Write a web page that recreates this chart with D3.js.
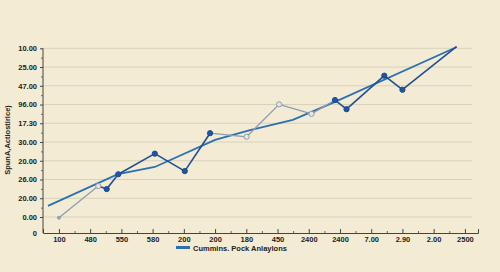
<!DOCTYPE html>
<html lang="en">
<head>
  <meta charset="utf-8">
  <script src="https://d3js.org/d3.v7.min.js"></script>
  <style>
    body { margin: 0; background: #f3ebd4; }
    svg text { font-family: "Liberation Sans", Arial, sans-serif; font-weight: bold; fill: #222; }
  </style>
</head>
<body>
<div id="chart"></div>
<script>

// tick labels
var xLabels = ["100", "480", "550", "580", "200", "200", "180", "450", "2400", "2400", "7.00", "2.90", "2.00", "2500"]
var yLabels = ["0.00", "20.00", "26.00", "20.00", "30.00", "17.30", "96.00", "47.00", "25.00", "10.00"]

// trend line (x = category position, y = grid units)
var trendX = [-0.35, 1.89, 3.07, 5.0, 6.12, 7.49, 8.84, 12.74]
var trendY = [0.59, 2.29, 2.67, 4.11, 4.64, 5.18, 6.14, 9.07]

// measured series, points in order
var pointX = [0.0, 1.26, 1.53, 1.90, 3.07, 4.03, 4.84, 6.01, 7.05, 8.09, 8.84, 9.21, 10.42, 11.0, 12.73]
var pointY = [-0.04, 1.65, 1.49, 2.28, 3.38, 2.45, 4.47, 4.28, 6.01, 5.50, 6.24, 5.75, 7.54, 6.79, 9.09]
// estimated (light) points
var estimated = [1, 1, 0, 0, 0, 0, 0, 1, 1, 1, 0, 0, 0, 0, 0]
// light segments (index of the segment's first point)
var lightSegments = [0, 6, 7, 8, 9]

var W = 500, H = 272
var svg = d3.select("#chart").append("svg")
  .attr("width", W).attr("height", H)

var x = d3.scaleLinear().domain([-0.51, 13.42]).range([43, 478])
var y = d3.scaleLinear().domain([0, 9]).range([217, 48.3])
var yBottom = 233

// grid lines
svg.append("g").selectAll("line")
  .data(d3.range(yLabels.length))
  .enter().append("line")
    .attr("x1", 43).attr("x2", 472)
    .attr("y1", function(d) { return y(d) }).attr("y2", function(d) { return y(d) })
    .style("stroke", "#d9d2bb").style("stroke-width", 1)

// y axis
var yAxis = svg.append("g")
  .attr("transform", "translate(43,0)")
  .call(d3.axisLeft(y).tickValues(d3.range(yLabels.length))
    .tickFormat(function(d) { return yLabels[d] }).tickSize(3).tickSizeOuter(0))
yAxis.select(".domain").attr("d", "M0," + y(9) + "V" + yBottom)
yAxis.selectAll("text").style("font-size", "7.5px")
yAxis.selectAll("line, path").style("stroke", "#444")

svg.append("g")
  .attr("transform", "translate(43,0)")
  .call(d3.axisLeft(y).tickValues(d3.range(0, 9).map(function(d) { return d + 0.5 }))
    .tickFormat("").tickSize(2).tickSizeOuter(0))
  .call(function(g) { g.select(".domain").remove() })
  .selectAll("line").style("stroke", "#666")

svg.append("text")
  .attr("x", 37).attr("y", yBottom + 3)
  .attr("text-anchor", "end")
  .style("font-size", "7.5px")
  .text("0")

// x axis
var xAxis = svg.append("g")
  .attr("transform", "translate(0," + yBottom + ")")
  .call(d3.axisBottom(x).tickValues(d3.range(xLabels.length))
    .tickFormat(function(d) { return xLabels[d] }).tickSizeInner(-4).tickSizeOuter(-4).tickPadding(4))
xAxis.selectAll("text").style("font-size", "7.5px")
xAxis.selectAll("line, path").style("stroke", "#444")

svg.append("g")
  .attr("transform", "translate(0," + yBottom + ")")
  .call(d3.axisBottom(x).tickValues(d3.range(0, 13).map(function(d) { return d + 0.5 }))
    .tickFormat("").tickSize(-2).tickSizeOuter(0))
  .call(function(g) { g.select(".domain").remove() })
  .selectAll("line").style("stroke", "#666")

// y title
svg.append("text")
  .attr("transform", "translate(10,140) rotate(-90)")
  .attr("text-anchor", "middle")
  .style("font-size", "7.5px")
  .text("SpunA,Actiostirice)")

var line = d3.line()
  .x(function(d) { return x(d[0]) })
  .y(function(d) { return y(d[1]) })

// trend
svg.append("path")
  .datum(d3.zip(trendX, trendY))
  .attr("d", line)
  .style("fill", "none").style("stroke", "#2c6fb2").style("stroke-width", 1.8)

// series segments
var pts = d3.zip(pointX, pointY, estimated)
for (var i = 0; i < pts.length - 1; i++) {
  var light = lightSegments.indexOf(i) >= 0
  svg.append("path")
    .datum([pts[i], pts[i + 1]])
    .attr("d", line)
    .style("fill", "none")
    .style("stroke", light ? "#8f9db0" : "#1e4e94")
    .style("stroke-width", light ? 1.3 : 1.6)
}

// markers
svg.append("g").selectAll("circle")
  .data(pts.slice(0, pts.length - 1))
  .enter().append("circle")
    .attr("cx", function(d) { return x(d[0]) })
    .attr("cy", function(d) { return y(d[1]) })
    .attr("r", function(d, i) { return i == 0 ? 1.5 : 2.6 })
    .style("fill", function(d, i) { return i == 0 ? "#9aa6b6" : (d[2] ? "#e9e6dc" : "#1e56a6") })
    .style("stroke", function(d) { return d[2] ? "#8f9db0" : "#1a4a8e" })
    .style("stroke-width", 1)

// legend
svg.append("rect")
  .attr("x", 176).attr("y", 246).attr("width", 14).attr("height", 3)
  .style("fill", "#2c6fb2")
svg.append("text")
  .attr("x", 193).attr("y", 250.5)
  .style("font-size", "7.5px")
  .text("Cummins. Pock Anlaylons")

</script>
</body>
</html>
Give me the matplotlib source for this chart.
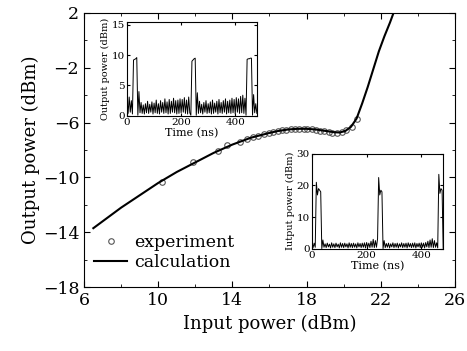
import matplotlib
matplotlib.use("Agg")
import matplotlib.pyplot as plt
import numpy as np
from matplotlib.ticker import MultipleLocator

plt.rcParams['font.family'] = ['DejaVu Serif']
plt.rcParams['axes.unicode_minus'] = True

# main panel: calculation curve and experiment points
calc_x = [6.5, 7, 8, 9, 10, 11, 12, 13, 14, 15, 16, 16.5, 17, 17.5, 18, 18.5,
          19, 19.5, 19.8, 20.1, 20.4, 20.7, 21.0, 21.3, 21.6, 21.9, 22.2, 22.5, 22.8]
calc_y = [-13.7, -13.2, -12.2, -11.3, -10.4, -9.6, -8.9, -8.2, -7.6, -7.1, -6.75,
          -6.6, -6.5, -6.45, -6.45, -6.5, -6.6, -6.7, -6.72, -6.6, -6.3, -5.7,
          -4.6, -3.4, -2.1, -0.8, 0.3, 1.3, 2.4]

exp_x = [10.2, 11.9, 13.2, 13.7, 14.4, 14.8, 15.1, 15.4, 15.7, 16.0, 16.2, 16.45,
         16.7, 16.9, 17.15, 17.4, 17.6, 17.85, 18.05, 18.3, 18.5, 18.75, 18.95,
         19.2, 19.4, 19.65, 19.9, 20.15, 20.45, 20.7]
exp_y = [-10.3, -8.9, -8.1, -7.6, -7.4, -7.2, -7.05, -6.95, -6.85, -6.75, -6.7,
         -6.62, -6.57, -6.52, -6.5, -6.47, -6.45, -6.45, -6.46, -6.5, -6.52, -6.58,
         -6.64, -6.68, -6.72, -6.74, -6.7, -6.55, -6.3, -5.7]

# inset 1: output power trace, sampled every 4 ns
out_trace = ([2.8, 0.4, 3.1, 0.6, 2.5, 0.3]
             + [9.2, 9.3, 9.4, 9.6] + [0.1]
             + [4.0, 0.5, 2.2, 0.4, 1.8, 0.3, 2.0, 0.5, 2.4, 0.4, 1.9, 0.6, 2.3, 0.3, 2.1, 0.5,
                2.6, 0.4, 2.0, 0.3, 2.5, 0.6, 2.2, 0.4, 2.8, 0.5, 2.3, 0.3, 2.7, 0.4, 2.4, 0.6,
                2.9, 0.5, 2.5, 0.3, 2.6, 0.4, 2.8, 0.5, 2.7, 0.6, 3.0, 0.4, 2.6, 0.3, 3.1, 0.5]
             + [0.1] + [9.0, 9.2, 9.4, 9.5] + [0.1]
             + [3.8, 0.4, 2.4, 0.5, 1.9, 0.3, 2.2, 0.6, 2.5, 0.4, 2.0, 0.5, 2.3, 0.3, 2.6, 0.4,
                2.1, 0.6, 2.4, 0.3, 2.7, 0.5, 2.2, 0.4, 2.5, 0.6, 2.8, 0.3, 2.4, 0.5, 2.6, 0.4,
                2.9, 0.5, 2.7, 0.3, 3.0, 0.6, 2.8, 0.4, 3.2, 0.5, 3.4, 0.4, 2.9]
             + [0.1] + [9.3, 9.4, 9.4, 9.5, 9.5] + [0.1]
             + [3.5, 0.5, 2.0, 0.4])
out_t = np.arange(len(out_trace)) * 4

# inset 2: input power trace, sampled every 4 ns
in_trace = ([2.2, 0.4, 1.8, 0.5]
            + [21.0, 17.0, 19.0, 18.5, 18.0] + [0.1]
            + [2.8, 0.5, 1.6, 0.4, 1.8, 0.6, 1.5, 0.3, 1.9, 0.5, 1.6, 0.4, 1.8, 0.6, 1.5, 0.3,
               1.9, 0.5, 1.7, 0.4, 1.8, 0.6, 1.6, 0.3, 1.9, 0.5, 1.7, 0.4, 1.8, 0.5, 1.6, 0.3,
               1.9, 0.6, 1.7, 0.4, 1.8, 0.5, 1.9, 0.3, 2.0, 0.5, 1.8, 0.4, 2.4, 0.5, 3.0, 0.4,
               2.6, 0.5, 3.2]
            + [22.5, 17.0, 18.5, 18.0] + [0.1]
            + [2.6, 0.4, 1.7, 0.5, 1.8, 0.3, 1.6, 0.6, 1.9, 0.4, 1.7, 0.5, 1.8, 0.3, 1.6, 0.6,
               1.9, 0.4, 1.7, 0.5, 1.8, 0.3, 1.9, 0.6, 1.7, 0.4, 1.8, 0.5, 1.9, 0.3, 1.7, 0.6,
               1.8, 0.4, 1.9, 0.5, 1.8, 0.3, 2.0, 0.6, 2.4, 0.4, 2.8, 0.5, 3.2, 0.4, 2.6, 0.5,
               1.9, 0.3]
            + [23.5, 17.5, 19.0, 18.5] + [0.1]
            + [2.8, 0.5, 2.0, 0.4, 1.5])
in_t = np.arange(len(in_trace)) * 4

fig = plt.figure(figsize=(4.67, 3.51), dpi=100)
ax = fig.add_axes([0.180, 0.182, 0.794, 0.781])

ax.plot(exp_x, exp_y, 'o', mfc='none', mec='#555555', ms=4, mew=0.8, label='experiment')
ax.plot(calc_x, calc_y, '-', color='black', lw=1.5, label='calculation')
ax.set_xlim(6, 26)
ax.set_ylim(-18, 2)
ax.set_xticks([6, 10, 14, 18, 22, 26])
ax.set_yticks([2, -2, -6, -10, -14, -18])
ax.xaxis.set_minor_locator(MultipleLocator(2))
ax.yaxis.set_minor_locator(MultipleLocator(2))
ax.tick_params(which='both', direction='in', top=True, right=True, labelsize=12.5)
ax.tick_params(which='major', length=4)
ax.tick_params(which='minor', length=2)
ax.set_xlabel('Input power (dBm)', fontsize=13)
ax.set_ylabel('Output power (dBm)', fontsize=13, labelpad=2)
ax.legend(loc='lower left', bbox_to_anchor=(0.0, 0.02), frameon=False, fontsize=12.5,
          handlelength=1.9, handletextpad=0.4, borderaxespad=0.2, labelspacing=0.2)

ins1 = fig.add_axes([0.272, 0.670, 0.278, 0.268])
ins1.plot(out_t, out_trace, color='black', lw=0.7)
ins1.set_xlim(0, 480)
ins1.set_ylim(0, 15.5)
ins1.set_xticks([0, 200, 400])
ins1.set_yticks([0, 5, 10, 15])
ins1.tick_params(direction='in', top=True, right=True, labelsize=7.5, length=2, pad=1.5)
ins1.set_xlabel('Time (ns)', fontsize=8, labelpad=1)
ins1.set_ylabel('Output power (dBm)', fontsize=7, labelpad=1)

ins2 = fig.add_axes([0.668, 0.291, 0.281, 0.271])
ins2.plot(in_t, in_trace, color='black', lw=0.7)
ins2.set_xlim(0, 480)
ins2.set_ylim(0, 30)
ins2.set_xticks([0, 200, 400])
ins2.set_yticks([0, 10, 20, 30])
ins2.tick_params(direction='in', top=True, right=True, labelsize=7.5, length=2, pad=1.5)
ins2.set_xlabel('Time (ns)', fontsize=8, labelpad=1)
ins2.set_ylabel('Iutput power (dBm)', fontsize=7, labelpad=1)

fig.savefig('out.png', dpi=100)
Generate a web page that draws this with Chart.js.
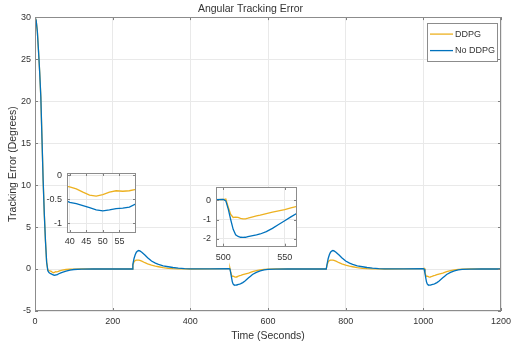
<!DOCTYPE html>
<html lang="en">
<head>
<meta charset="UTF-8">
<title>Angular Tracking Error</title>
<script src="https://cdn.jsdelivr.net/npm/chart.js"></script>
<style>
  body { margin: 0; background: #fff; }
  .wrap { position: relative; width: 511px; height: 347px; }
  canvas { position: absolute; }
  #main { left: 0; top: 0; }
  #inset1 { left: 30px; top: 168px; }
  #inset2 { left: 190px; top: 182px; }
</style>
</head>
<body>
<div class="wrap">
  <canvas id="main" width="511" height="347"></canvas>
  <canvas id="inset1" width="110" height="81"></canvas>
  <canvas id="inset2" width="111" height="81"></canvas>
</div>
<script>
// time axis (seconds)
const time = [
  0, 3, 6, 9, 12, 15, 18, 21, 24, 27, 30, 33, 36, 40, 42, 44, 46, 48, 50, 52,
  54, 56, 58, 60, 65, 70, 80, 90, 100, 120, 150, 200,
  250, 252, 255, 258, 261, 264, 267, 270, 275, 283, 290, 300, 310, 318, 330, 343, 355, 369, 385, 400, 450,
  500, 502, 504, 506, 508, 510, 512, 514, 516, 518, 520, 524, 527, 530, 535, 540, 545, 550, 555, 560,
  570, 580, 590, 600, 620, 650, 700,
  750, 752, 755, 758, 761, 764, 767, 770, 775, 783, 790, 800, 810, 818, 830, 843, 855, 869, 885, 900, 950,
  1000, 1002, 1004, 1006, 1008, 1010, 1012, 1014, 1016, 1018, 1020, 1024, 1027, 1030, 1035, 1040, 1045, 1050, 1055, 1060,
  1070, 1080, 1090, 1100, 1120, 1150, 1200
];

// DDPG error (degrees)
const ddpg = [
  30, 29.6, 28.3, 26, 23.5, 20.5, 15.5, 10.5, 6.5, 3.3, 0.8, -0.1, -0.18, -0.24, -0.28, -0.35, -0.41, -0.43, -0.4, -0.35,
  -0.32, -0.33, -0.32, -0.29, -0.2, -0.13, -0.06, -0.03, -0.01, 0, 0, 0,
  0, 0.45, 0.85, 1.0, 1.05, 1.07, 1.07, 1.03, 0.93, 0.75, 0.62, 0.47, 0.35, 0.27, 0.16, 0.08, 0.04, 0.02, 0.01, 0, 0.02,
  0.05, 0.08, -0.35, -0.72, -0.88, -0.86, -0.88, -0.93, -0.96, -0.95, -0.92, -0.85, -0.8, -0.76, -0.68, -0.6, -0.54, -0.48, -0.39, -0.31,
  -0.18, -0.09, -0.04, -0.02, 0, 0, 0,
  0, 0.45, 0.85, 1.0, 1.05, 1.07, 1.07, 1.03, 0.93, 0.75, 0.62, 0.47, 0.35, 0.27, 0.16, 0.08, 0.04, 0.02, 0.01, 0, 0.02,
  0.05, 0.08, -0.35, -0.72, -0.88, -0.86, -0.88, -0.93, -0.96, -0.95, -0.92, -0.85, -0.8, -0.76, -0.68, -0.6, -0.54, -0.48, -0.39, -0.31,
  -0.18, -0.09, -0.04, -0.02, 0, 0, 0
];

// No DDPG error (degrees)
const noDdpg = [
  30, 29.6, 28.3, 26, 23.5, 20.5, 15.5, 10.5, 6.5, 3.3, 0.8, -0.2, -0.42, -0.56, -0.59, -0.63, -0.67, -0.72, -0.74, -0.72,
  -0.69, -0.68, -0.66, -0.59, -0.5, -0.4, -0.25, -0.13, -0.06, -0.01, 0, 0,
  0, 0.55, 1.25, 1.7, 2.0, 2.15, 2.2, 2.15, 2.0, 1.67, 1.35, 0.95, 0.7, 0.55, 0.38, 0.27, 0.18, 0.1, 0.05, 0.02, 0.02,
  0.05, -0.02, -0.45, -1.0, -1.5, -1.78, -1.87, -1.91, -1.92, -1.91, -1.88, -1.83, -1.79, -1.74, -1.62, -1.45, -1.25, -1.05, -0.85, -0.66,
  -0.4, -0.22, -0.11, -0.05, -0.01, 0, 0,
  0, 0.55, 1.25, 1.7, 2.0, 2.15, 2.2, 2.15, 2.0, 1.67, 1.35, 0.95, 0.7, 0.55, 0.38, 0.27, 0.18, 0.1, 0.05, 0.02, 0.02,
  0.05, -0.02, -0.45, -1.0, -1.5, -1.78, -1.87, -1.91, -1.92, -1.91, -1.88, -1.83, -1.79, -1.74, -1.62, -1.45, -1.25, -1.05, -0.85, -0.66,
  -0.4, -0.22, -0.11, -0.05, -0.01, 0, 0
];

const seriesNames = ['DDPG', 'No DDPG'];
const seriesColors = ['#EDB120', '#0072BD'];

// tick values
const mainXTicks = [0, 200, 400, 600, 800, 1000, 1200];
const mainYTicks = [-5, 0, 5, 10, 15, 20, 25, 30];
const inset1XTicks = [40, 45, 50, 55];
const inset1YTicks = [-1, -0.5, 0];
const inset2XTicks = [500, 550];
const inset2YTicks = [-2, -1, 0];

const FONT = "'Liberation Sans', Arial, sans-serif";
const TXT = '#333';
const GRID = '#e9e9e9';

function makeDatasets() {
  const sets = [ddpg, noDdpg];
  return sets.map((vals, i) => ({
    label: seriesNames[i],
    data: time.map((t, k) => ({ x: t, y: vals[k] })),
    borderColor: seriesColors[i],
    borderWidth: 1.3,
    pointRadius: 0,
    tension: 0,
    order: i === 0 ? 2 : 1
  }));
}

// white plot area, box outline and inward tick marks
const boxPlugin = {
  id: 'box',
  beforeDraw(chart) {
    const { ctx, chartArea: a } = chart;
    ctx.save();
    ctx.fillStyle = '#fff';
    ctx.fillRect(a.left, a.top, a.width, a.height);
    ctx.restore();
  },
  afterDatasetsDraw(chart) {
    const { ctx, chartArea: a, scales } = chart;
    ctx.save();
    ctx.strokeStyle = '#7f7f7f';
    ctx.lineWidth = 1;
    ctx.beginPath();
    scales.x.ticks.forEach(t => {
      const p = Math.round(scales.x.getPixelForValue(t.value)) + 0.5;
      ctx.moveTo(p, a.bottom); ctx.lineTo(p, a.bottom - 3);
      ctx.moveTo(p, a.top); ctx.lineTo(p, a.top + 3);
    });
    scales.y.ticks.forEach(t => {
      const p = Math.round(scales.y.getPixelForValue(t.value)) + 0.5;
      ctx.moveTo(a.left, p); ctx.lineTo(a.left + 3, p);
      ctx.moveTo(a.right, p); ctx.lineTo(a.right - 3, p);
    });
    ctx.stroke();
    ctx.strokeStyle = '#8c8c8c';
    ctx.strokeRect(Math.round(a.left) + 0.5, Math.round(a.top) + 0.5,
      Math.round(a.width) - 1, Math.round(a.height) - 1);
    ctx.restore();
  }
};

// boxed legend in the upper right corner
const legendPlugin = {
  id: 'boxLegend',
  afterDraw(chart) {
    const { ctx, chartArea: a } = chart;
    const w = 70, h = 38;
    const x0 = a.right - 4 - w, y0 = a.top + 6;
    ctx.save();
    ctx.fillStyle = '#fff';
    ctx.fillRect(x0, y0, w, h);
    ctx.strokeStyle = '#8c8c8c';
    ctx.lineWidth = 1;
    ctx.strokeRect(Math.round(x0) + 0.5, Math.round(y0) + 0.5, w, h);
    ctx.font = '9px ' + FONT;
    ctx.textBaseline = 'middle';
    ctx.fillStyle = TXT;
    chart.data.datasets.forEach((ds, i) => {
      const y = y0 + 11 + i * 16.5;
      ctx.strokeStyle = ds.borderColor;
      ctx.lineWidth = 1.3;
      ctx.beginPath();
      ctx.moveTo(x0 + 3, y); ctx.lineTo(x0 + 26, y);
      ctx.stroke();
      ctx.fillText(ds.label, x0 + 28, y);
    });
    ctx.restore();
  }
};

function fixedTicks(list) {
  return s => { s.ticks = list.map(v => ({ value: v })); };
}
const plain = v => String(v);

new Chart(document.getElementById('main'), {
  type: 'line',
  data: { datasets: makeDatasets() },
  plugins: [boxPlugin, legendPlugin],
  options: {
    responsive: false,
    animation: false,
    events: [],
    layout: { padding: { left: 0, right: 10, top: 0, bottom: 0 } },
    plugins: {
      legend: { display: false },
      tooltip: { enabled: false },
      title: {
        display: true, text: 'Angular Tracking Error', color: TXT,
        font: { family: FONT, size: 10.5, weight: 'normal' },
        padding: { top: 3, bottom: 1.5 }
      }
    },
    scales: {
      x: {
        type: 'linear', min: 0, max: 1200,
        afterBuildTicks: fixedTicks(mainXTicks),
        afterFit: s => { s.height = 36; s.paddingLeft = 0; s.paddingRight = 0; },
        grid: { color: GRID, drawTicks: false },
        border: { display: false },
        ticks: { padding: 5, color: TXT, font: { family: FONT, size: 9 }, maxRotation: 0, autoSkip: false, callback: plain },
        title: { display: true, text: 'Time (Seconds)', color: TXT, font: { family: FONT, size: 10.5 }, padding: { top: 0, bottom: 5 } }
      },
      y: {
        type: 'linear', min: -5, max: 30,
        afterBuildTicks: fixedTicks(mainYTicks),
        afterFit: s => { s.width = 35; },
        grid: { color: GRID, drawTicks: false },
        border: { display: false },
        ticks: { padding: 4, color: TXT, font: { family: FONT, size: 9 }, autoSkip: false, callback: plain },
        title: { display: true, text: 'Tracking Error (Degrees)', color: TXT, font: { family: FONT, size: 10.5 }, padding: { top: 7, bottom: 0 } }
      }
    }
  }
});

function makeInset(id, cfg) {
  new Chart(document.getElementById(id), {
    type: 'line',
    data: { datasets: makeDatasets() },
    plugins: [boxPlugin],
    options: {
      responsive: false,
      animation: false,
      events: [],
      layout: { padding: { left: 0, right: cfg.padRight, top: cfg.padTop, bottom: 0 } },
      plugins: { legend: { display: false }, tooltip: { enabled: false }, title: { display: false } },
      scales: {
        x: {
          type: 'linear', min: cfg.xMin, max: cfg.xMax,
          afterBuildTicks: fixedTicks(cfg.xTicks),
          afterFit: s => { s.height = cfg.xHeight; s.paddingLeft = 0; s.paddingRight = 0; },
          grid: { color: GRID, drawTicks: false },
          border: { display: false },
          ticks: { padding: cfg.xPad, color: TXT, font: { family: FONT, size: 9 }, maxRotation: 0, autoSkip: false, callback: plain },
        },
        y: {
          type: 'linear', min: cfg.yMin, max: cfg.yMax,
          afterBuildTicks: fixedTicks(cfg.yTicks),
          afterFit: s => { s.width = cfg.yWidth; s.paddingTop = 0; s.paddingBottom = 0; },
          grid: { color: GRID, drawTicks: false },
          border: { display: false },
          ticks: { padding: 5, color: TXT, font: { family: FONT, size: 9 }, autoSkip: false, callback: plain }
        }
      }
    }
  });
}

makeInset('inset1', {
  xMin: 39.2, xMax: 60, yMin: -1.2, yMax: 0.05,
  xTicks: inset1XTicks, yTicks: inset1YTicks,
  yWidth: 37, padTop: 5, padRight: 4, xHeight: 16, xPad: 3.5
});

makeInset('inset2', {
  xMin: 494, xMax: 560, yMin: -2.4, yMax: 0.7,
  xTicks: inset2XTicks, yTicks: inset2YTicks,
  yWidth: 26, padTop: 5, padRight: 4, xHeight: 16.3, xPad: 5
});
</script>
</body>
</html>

# What the exercise asks
Leaving out the pictures, extract the stretch from the line holding "Give me the matplotlib source for this chart." through the line holding "-6.64, -6.68, -6.72, -6.74, -6.7, -6.55, -6.3, -5.7]", word for word.

# Response to this exercise
Give me the matplotlib source for this chart.
import matplotlib
matplotlib.use("Agg")
import matplotlib.pyplot as plt
import numpy as np
from matplotlib.ticker import MultipleLocator

plt.rcParams['font.family'] = ['DejaVu Serif']
plt.rcParams['axes.unicode_minus'] = True

# main panel: calculation curve and experiment points
calc_x = [6.5, 7, 8, 9, 10, 11, 12, 13, 14, 15, 16, 16.5, 17, 17.5, 18, 18.5,
          19, 19.5, 19.8, 20.1, 20.4, 20.7, 21.0, 21.3, 21.6, 21.9, 22.2, 22.5, 22.8]
calc_y = [-13.7, -13.2, -12.2, -11.3, -10.4, -9.6, -8.9, -8.2, -7.6, -7.1, -6.75,
          -6.6, -6.5, -6.45, -6.45, -6.5, -6.6, -6.7, -6.72, -6.6, -6.3, -5.7,
          -4.6, -3.4, -2.1, -0.8, 0.3, 1.3, 2.4]

exp_x = [10.2, 11.9, 13.2, 13.7, 14.4, 14.8, 15.1, 15.4, 15.7, 16.0, 16.2, 16.45,
         16.7, 16.9, 17.15, 17.4, 17.6, 17.85, 18.05, 18.3, 18.5, 18.75, 18.95,
         19.2, 19.4, 19.65, 19.9, 20.15, 20.45, 20.7]
exp_y = [-10.3, -8.9, -8.1, -7.6, -7.4, -7.2, -7.05, -6.95, -6.85, -6.75, -6.7,
         -6.62, -6.57, -6.52, -6.5, -6.47, -6.45, -6.45, -6.46, -6.5, -6.52, -6.58,
         -6.64, -6.68, -6.72, -6.74, -6.7, -6.55, -6.3, -5.7]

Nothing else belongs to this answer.